Data extracted from a collection
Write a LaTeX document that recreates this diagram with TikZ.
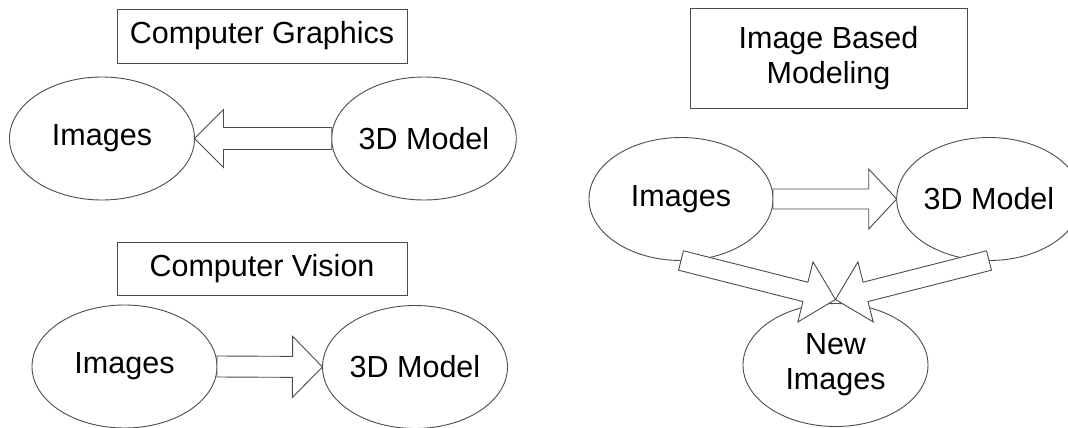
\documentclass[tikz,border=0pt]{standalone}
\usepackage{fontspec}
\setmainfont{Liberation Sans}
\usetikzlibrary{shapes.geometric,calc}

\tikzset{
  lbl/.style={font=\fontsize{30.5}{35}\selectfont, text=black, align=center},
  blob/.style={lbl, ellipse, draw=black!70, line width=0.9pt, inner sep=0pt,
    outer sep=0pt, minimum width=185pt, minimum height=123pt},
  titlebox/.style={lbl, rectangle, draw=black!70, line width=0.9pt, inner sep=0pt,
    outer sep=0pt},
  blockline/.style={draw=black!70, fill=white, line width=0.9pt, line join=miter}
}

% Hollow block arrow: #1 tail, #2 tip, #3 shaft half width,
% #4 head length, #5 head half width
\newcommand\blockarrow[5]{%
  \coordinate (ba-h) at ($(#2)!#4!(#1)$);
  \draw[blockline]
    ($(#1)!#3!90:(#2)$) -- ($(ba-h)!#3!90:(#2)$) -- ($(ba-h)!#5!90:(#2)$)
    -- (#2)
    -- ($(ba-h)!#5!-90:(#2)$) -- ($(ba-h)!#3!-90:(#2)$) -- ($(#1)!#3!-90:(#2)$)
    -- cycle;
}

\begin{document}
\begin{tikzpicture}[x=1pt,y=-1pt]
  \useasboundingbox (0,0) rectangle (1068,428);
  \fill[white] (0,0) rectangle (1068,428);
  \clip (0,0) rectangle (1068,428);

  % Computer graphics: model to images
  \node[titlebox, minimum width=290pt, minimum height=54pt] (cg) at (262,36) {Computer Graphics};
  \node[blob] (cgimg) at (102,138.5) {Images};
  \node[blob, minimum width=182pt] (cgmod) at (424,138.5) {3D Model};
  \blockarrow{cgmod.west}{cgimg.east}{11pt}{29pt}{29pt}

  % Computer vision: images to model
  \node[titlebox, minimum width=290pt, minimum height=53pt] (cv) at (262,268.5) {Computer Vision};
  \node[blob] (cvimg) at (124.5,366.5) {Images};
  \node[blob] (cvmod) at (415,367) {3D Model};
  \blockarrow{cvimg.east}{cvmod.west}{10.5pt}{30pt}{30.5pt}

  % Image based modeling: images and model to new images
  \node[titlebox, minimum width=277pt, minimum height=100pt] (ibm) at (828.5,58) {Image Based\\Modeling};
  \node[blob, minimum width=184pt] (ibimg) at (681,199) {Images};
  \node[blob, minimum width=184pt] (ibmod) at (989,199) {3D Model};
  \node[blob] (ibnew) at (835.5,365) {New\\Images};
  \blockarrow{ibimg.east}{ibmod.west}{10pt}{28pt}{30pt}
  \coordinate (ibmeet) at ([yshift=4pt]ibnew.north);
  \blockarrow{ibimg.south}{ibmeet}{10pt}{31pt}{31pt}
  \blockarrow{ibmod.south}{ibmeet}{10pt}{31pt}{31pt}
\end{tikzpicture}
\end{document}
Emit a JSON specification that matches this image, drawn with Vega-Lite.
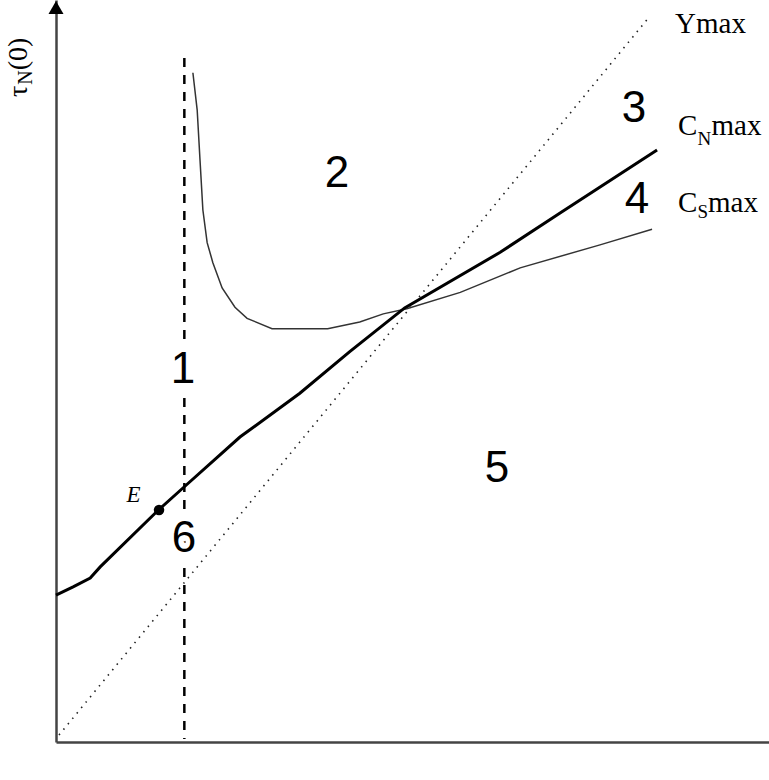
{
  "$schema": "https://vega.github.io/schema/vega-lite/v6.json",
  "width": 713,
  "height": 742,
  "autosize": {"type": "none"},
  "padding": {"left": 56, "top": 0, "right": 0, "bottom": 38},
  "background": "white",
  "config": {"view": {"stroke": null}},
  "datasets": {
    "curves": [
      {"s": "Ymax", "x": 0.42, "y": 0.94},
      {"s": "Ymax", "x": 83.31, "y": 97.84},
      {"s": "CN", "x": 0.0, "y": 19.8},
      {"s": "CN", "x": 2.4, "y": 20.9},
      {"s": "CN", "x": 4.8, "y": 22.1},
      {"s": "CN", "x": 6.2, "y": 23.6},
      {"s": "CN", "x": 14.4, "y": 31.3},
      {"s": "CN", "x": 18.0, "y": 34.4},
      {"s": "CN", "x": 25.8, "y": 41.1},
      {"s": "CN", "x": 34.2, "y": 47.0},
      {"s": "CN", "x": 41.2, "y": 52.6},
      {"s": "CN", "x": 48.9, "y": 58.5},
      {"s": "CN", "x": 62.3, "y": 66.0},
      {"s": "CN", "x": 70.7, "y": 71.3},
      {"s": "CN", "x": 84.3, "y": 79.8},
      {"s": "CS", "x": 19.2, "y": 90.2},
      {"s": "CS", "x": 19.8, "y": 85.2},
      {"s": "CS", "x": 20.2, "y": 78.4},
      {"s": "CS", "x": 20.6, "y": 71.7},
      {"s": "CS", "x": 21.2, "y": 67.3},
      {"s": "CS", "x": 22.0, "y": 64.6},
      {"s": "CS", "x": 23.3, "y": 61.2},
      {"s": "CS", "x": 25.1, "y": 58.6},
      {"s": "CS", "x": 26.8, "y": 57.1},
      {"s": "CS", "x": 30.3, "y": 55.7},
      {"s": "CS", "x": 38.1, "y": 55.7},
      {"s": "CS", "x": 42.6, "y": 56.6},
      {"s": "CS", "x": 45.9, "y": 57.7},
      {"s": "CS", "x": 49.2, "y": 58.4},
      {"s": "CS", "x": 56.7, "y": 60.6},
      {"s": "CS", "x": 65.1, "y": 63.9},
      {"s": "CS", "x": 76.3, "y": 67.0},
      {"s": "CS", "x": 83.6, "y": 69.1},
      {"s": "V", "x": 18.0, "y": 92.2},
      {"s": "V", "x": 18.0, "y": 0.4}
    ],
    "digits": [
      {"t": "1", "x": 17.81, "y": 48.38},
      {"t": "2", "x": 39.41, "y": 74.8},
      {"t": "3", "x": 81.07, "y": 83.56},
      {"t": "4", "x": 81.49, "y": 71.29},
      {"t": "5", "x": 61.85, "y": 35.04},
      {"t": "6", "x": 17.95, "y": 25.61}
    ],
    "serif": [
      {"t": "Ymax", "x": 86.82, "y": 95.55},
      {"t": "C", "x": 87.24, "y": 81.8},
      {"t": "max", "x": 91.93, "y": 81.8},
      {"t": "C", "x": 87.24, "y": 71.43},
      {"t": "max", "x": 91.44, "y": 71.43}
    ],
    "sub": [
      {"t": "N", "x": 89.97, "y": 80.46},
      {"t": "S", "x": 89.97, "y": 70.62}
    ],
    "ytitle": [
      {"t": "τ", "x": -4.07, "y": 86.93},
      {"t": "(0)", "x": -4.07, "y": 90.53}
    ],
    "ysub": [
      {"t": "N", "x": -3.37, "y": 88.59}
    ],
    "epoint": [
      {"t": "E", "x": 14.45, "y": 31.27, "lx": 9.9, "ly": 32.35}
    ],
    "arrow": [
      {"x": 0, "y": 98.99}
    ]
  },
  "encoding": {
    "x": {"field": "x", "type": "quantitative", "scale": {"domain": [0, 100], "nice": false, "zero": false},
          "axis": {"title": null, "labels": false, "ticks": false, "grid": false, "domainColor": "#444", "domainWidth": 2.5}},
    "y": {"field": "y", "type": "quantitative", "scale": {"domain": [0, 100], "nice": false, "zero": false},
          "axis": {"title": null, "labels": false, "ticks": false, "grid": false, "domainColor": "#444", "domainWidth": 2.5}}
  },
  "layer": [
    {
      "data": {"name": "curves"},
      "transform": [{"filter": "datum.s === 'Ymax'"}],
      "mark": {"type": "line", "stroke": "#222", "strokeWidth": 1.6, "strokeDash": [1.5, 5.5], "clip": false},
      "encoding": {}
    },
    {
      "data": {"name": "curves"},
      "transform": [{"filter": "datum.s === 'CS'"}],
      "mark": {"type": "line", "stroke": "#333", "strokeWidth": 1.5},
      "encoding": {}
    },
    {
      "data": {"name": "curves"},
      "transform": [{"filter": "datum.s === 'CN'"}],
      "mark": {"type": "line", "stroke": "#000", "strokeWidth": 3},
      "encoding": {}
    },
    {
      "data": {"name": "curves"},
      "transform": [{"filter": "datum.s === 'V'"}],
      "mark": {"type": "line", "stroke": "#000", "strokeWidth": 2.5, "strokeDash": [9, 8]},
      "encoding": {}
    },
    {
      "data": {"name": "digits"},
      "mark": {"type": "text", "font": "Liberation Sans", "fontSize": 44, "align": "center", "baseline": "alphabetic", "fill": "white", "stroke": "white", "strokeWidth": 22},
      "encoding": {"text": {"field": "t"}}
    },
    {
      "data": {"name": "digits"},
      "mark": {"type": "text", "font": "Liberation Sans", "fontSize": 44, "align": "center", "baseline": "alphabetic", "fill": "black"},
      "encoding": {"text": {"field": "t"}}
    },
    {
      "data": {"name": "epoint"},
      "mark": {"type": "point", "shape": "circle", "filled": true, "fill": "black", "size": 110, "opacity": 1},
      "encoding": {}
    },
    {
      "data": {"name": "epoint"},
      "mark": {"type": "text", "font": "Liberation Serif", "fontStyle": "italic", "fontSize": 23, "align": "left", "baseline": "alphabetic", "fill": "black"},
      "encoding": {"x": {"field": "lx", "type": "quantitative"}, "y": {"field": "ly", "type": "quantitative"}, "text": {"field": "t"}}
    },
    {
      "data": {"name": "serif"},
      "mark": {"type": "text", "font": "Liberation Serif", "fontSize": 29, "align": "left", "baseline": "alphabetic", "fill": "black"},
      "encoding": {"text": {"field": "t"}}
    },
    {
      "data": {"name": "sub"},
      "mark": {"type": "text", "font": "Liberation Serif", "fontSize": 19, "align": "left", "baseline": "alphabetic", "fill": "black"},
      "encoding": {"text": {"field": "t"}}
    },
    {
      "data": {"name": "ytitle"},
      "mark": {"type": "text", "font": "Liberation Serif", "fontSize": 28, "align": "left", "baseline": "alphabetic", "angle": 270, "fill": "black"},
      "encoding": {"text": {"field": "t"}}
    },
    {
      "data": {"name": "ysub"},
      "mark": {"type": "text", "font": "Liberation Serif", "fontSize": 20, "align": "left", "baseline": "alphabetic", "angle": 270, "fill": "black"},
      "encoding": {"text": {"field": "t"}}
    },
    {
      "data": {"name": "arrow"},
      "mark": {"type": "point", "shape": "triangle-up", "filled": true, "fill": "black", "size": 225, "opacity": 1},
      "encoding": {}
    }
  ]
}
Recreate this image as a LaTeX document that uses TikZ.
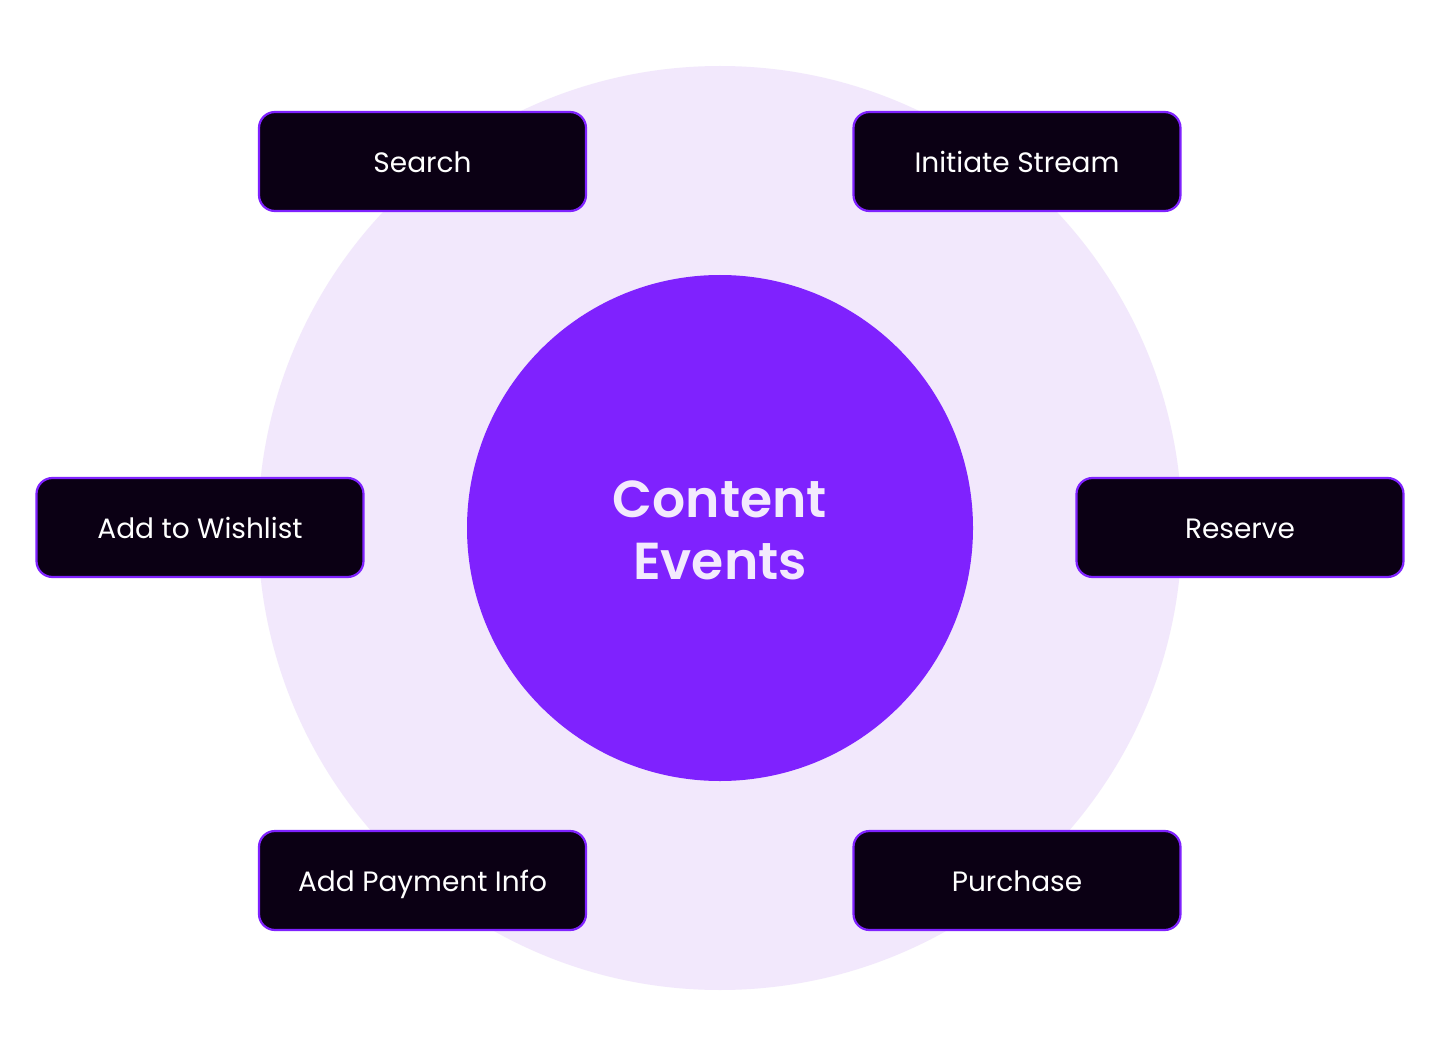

**TASK DIRECTIONS**
Identify each line in the records above that contains the word "with", and copy it out in full.

**EXPECTED OUTPUT**
Write a LaTeX document that recreates this diagram with TikZ.
Emit a JSON specification that matches this image, drawn with Vega-Lite.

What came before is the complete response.